COMMENTARY: The real problem isn’t unmanaged devices, it’s unseen ones. Flat networks and shadow IT are now normal, not exceptions, and MSSPs can’t wait for perfect control before acting. What matters is knowing what’s on the network and how it’s behaving, even when devices can’t be managed directly. When visibility becomes the priority, MSSPs move from reacting after an incident to preventing one. That shift is what turns a service provider into a trusted partner.
Not only are modern networks hybrid and distributed, but they’re increasingly “flat,” with unmanageable assets.
In October, researchers found that roughly one-third of corporate connected devices operate outside IT control. In the average enterprise, this amounts to more than 10,000 devices flying blind, meaning managed security service providers (MSSPs) are expected to defend environments they can’t fully see. Further, poor segmentation (reported in more than three-quarters of enterprises) makes it easier for weak endpoints to become backdoors.
At a time when business resilience and continuity compete against a tightening cybersecurity landscape, this new network normal only ups the ante. Ransomware thrives in darkness, and it’s up to providers to shine a light. The good news? Continuous monitoring treats visibility as the new perimeter. This way, even if endpoints are unmanageable, they aren’t invisible.
You can’t protect what you can’t see
The sprawling state of enterprise networks makes them hard to oversee. After all, providers and clients alike are rather powerless to stop the installation of IoT devices without notice, employees bringing personal devices into the office, or security cameras from last decade still running without firmware updates. These devices, due to their age or shadow IT provenance, often can’t run endpoint security software.
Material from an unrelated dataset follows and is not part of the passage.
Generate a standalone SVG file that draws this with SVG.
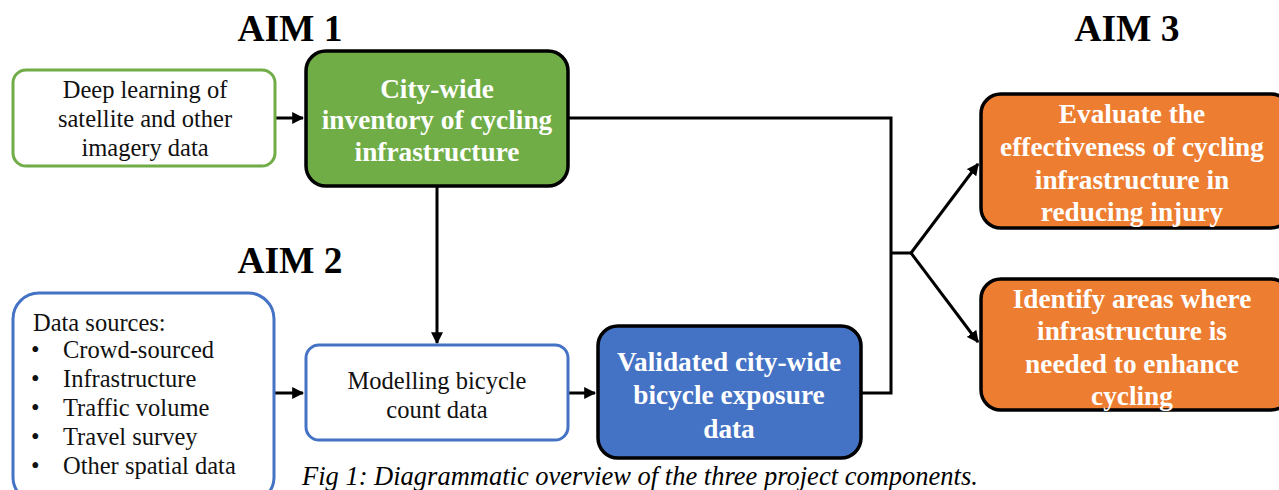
<svg xmlns="http://www.w3.org/2000/svg" width="1279" height="490" viewBox="0 0 1279 490" font-family="Liberation Serif, Tinos, Times New Roman, serif">
<style>
.aim{font-size:37.5px;font-weight:bold;fill:#000;text-anchor:middle;}
.reg{font-size:24.5px;fill:#111;}
.c{text-anchor:middle;}
.bw{font-size:27.3px;font-weight:bold;fill:#fff;text-anchor:middle;}
.line{fill:none;stroke:#000;stroke-width:3;}
</style>
<defs>
<marker id="ah" viewBox="0 0 10 10" refX="9" refY="5" markerWidth="4" markerHeight="4" orient="auto" markerUnits="strokeWidth">
<path d="M0,0 L10,5 L0,10 z" fill="#000"/>
</marker>
</defs>
<rect width="1279" height="490" fill="#fff"/>
<text class="aim" x="290" y="41">AIM 1</text>
<text class="aim" x="290" y="273">AIM 2</text>
<text class="aim" x="1127" y="41">AIM 3</text>
<g id="connectors">
<path class="line" d="M275,118 H303" marker-end="url(#ah)"/>
<path class="line" d="M437,186 V343" marker-end="url(#ah)"/>
<path class="line" d="M274,393 H303" marker-end="url(#ah)"/>
<path class="line" d="M568,393 H595" marker-end="url(#ah)"/>
<path class="line" d="M568,118 H891 V393 H861"/>
<path class="line" d="M891,253 H911"/>
<path class="line" d="M911,253 L978,164" marker-end="url(#ah)"/>
<path class="line" d="M911,253 L978,342" marker-end="url(#ah)"/>
</g>
<g id="deep-learning">
<rect x="13" y="70" width="262" height="96" rx="13" fill="#fff" stroke="#70AD47" stroke-width="3"/>
<text class="reg c" x="145" y="98">Deep learning of</text>
<text class="reg c" x="145" y="127">satellite and other</text>
<text class="reg c" x="145" y="156">imagery data</text>
</g>
<g id="inventory">
<rect x="306" y="51" width="262" height="135" rx="20" fill="#70AD47" stroke="#000" stroke-width="3.5"/>
<text class="bw" x="437" y="98">City-wide</text>
<text class="bw" x="437" y="129">inventory of cycling</text>
<text class="bw" x="437" y="161">infrastructure</text>
</g>
<g id="data-sources">
<rect x="13" y="293" width="261" height="210" rx="26" fill="#fff" stroke="#4472C4" stroke-width="3"/>
<text class="reg" x="33" y="331">Data sources:</text>
<text class="reg" x="31" y="358">•</text><text class="reg" x="63" y="358">Crowd-sourced</text>
<text class="reg" x="31" y="387">•</text><text class="reg" x="63" y="387">Infrastructure</text>
<text class="reg" x="31" y="416">•</text><text class="reg" x="63" y="416">Traffic volume</text>
<text class="reg" x="31" y="445">•</text><text class="reg" x="63" y="445">Travel survey</text>
<text class="reg" x="31" y="474">•</text><text class="reg" x="63" y="474">Other spatial data</text>
</g>
<g id="modelling">
<rect x="306" y="345" width="262" height="95" rx="13" fill="#fff" stroke="#4472C4" stroke-width="3"/>
<text class="reg c" x="437" y="389">Modelling bicycle</text>
<text class="reg c" x="437" y="418">count data</text>
</g>
<g id="validated">
<rect x="598" y="326" width="263" height="132" rx="20" fill="#4472C4" stroke="#000" stroke-width="3.5"/>
<text class="bw" x="729" y="371">Validated city-wide</text>
<text class="bw" x="729" y="404">bicycle exposure</text>
<text class="bw" x="729" y="438">data</text>
</g>
<g id="evaluate">
<rect x="981" y="94" width="310" height="134" rx="20" fill="#ED7D31" stroke="#000" stroke-width="3.5"/>
<text class="bw" x="1132" y="123">Evaluate the</text>
<text class="bw" x="1132" y="156">effectiveness of cycling</text>
<text class="bw" x="1132" y="189">infrastructure in</text>
<text class="bw" x="1132" y="221">reducing injury</text>
</g>
<g id="identify">
<rect x="981" y="279" width="310" height="131" rx="20" fill="#ED7D31" stroke="#000" stroke-width="3.5"/>
<text class="bw" x="1132" y="308">Identify areas where</text>
<text class="bw" x="1132" y="340">infrastructure is</text>
<text class="bw" x="1132" y="373">needed to enhance</text>
<text class="bw" x="1132" y="405">cycling</text>
</g>
<text x="302" y="485" font-size="26.5" font-style="italic" fill="#000">Fig 1: Diagrammatic overview of the three project components.</text>
</svg>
About 40% of devices in the average IT ecosystem lack endpoint detection and response (EDR) and extended detection and response (XDR) capabilities, creating a visibility vulnerability with frightening scope.
The report found that roughly half of all IoT-to-IT connections come from high-risk devices. Worse, in 77% of enterprises with poor segmentation, these devices sit on the same subnets as critical systems, enabling things like smart coffee makers to communicate directly with financial servers. This flat architecture turns every weak endpoint into a potential entry point.
This is death by a thousand network cuts, which should be viewed more as a visibility crisis than a management failure. Of course, initiatives like employee education and device upgrades are worth pursuing over time, but managed security first needs to understand what it’s looking at. Real-time insight into every connection, device, and user enables providers to identify unusual behavior the moment it appears. By doing so, visibility itself becomes a fundamental layer of defense.
Real-time recognition of what’s happening and when
Automation and real-time intelligence are now table stakes for managed security. Particularly amidst OT/IT convergence, knowing what’s happening and when is key to detecting anomalies as soon as possible. This is why continuous monitoring backed by artificial intelligence (AI) is crucial - it establishes baselines at the network level and instantly identifies when something’s amiss.
Achieving this is possible through protocols that cross domains and platforms that automatically flag irregularities. Instead of needing direct endpoint access, which would take far too long across tens of thousands of devices per company, monitoring platforms indicate performance by observing network traffic. They use different communication protocols - such as SNMP for network devices, MQTT for IoT sensors, or Modbus for industrial equipment - to offer a finger on the network pulse, thereby identifying norms and reporting deviations.
This is both convenient and operationally essential. Providers just don’t have the bandwidth for multiple tools across multiple clients, each with its own dashboard, alert system, and learning curve. A single monitoring platform means a single source of truth with reduced sprawl, fewer blind spots, and faster threat identification. Better yet, backed by AI-driven pattern recognition, providers that complement automation with human context can scale protection without losing precision or accountability.
This approach prevents incidents rather than just responding to them. Offering this kind of proactive posture is a relationship redefiner - clients enhance their uptime and defense, and providers earn greater trust as strategic partners.
Trust is the relationship differentiator
In a crowded market of similar offerings, trust is a major differentiator. MSSPs with continuous monitoring, measurable outcomes, and transparent communication show they’re best suited to stay ahead of threats. Forget incident reports after the fact - clients can see and feel the difference of real-time risk mitigation. Naturally, this strengthens customer confidence and paves the way to long-term relationships.
Additionally, shifting from reactive to proactive network and endpoint monitoring changes the economics on both sides. Clients avoid costly breaches and benefit from consultative guidance rather than emergency response. Providers reduce firefighting and ticket fatigue while delivering better outcomes. Meanwhile, by evolving from vendor to partner, providers also enjoy a dramatically higher client retention. Those who can’t often lose contracts to competitors who can.
Ecosystem visibility must be non-negotiable going forward. More endpoints introduce more threats and complexity, making the ability to monitor what you can’t manage essential for competitive positioning and attack prevention. The providers who successfully treat visibility as the new perimeter position themselves as indispensable partners rather than replaceable vendors. Remember: just because some devices are unmanageable doesn’t mean they should be invisible.